By comparison, the freedom that Tears of the Kingdom and Stafield offered was more straightforward. Starfield serves up a platter of 1,700 planets created with the help of 2023’s word of the year, ‘AI’. As a promise of infinitude, the game fired the imagination like no other, but in reality, it was the cumbersome apotheosis of a certain strain of ballooning blockbuster design which favours quantity over quality, surface area instead of depth. Tears of the Kingdom, on the other hand, actually deepened the open-world formula laid by its predecessor Breath of the Wild (2017) by extending the game space into bedrock and pristine blue skies. Within the game’s terra firma, you unearth raw materials to create contraptions using the game’s ingenious new construction mechanics. Its freedom is that of pure imagination, inviting players to invent and build as if they were a child sitting amid a gigantic pile of Lego.
But, beneath the PG-rated action fantasy façade, Tears of the Kingdom is a blockbuster of acute unease. A poisonous substance known as ‘gloom’ emits from gigantic fissures; a hurricane ravages Hyrule’s northern provinces while other parts of the kingdom are unusually hot and cold. It’s as if the entire ecosystem has been thrown off kilter by the surfaced, previously long-dormant matter. Thus, Tears of the Kingdom thrums with the anxieties of our own climate crisis and extractive industries while complicating the place of its protagonist, Link, within its world. The fixer of Hyrule, he’s also mining its resources for his own devices, simultaneously at the mercy of complex systems in flux and an agent of change himself.
Tears of the Kingdom was far from the only game that could be considered ‘ecofiction’ in 2023. Season: A Letter to the Future lets players explore a valley in which teeming wildlife and welcoming inhabitants are about to be displaced by a cataclysmic flood caused by the destruction of a dam. Tchia, an open-world game taking cues from the recent Zelda entries, gives players the ability to ‘soul-jump’ between nonhumans (animals and inanimate objects like rocks), thus embedding them within the ecology of the game’s bucolic Pacific island setting. Jusant is a finely poised climbing game that emphasises oneness with its mountain setting while the blockbuster role-playing game Final Fantasy XVI delivers strikingly apocalyptic imagery as its godlike characters battle, in part, over a dwindling crystal resource.

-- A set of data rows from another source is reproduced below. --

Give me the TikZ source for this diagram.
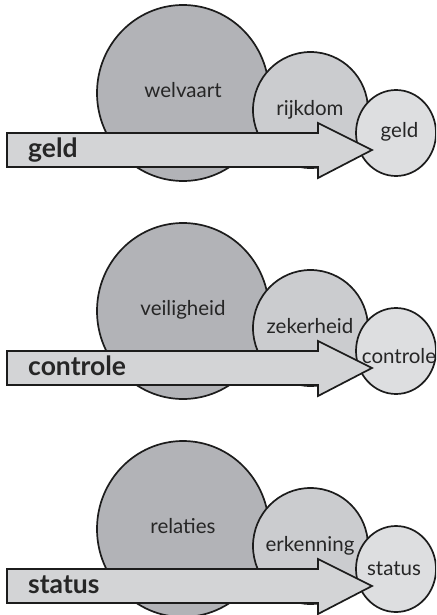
\documentclass[tikz,border=0pt]{standalone}
\usepackage{fontspec}
\setmainfont{Lato}
\usetikzlibrary{shapes.geometric}
\definecolor{cbig}{RGB}{178,179,183}
\definecolor{cmid}{RGB}{203,204,207}
\definecolor{csmall}{RGB}{221,222,224}
\definecolor{carrow}{RGB}{211,212,214}
\definecolor{ctext}{RGB}{38,38,38}
\definecolor{cline}{RGB}{28,28,28}
\tikzset{
  circbase/.style={ellipse, draw=cline, line width=1.7pt, inner sep=0pt},
  bigc/.style={circbase, fill=cbig, minimum width=172pt, minimum height=176pt},
  midc/.style={circbase, fill=cmid, minimum width=115pt, minimum height=116pt},
  smallc/.style={circbase, fill=csmall, minimum width=80pt, minimum height=86pt},
  arrowbody/.style={draw=cline, fill=carrow, line width=1.7pt, line join=miter},
  intext/.style={anchor=base, text=ctext, font=\fontsize{20.5}{22}\selectfont, inner sep=0pt},
  arrtext/.style={anchor=base west, text=ctext, font=\fontsize{26.5}{28}\selectfont\bfseries, inner sep=0pt}
}
\newcommand\mypanel[8]{%
  \begin{scope}[yshift=-#2pt]
    \node[bigc] (#1big) at (183,93) {};
    \node[midc] (#1mid) at (310.5,110) {};
    \node[smallc] (#1small) at (396,133) {};
    \coordinate (#1tip) at (372,150);
    \draw[arrowbody] (7,133) -- (318,133) -- (318,123) -- (#1tip) -- (318,178) -- (318,167) -- (7,167) -- cycle;
    \node[intext] (#1bigt) at (183,97.5) {#3};
    \node[intext] (#1midt) at (310,115) {#4};
    \node[intext] (#1smallt) at (#7,#6) {#5};
    \node[arrtext] (#1arrt) at (28,157) {#8};
  \end{scope}}
\begin{document}
\begin{tikzpicture}[x=1pt,y=-1pt]
  \useasboundingbox (0,0) rectangle (436,615);
  \clip (0,0) rectangle (436,615);
  \fill[white] (0,0) rectangle (436,615);
  \mypanel{a}{0}{welvaart}{rijkdom}{geld}{137}{399.5}{geld}
  \mypanel{b}{218}{veiligheid}{zekerheid}{controle}{145}{399}{controle}
  \mypanel{c}{436}{relaties}{erkenning}{status}{139}{394}{status}
\end{tikzpicture}
\end{document}
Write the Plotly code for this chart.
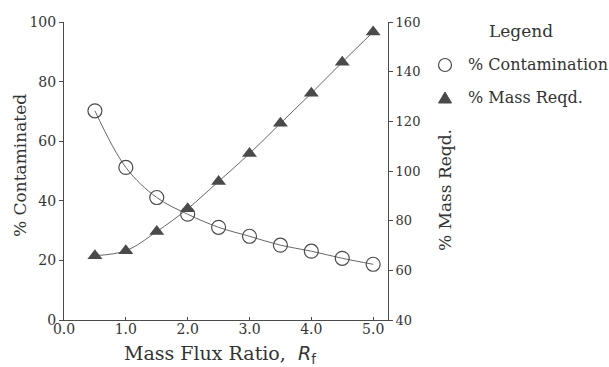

But the strangest of all these ecofiction games was Dave the Diver, whose aqua-loving protagonist is tasked with catching fish for a nearby restaurant and waiting its tables. A game of two seemingly incongruent halves – underwater exploration and business simulation – it coalesces into an irresistible whole: an oftentimes joyful and charming meditation on the altogether dark subject matter of overwork and the sustainable fishing of our oceans.
The wider industry bore witness to its own incongruences, albeit leaving an altogether more bitter taste than the charming Dave the Diver. During a 12-month period of critical and commercial hits, game makers faced the most brutal series of layoffs for a decade. Some 8,000 jobs (and counting) were lost, including over 1,130 at Electronic Arts, 900 at game engine maker Unity, and 830 at Epic Games, the company behind Unreal Engine and Fortnite (2017). The most disheartening of the lot was the 900 jobs that conglomerate Embracer cut following the collapse of a $2 billion deal with Savvy Games, a games company bankrolled by the oil and blood money of the Saudi Arabian government. For all the joy and wonder that games often summon (outlined superbly in Frank Lantz’s book, The Beauty of Games, published this year), the broader political economy was revealed to be an ugly, broken mess. Its fundamental dysfunction was summed up no more fittingly than the news of Embracer’s share price recently jumping 11 percent – in the eyes of the market, the human cost of such profit-squeezing was worth it.
Amid this inarguably tumultuous time, two games arrived which offered distorted reflections of it rather than any kind of refuge. In metamodernist survival horror, Alan Wake 2, a writer finds themselves languishing in a dream-logic version of New York. It becomes clear that this place is a labyrinth composed of scenes from his own novels: in essence, the writer is trapped in a fiction of his own making. In the surreal puzzle-platformer, Humanity, a luminous Shiba Inu dog leads a bustling mass of people across an obstacle course of brutalist architecture suspended in the sky. As you tinker with their direction of travel, occasionally directing them into a fathomless abyss, the game leaves ample room for you to mull over its charged, metaphorical images. The central question posed by Humanity is one that arguably applies to the year as a whole: How did these people lose their sense of direction?
Alan Wake 2 and Humanity thrum with their own contradictions: absurd, fun, grim, kitsch, profound, silly – works acutely suited to the current chaotic moment by virtue of the extent to which they embrace dissonance. Neither offers a solution per se; instead they let us get lost in the maze of rules and narratives they present. As things, well, Kept Getting Bad, playing both Alan Wake 2 and Humanity felt like a microcosm of videogames in 2023 – a kind of limbo before the real-world unleashes the full force of whatever comes to be its main event.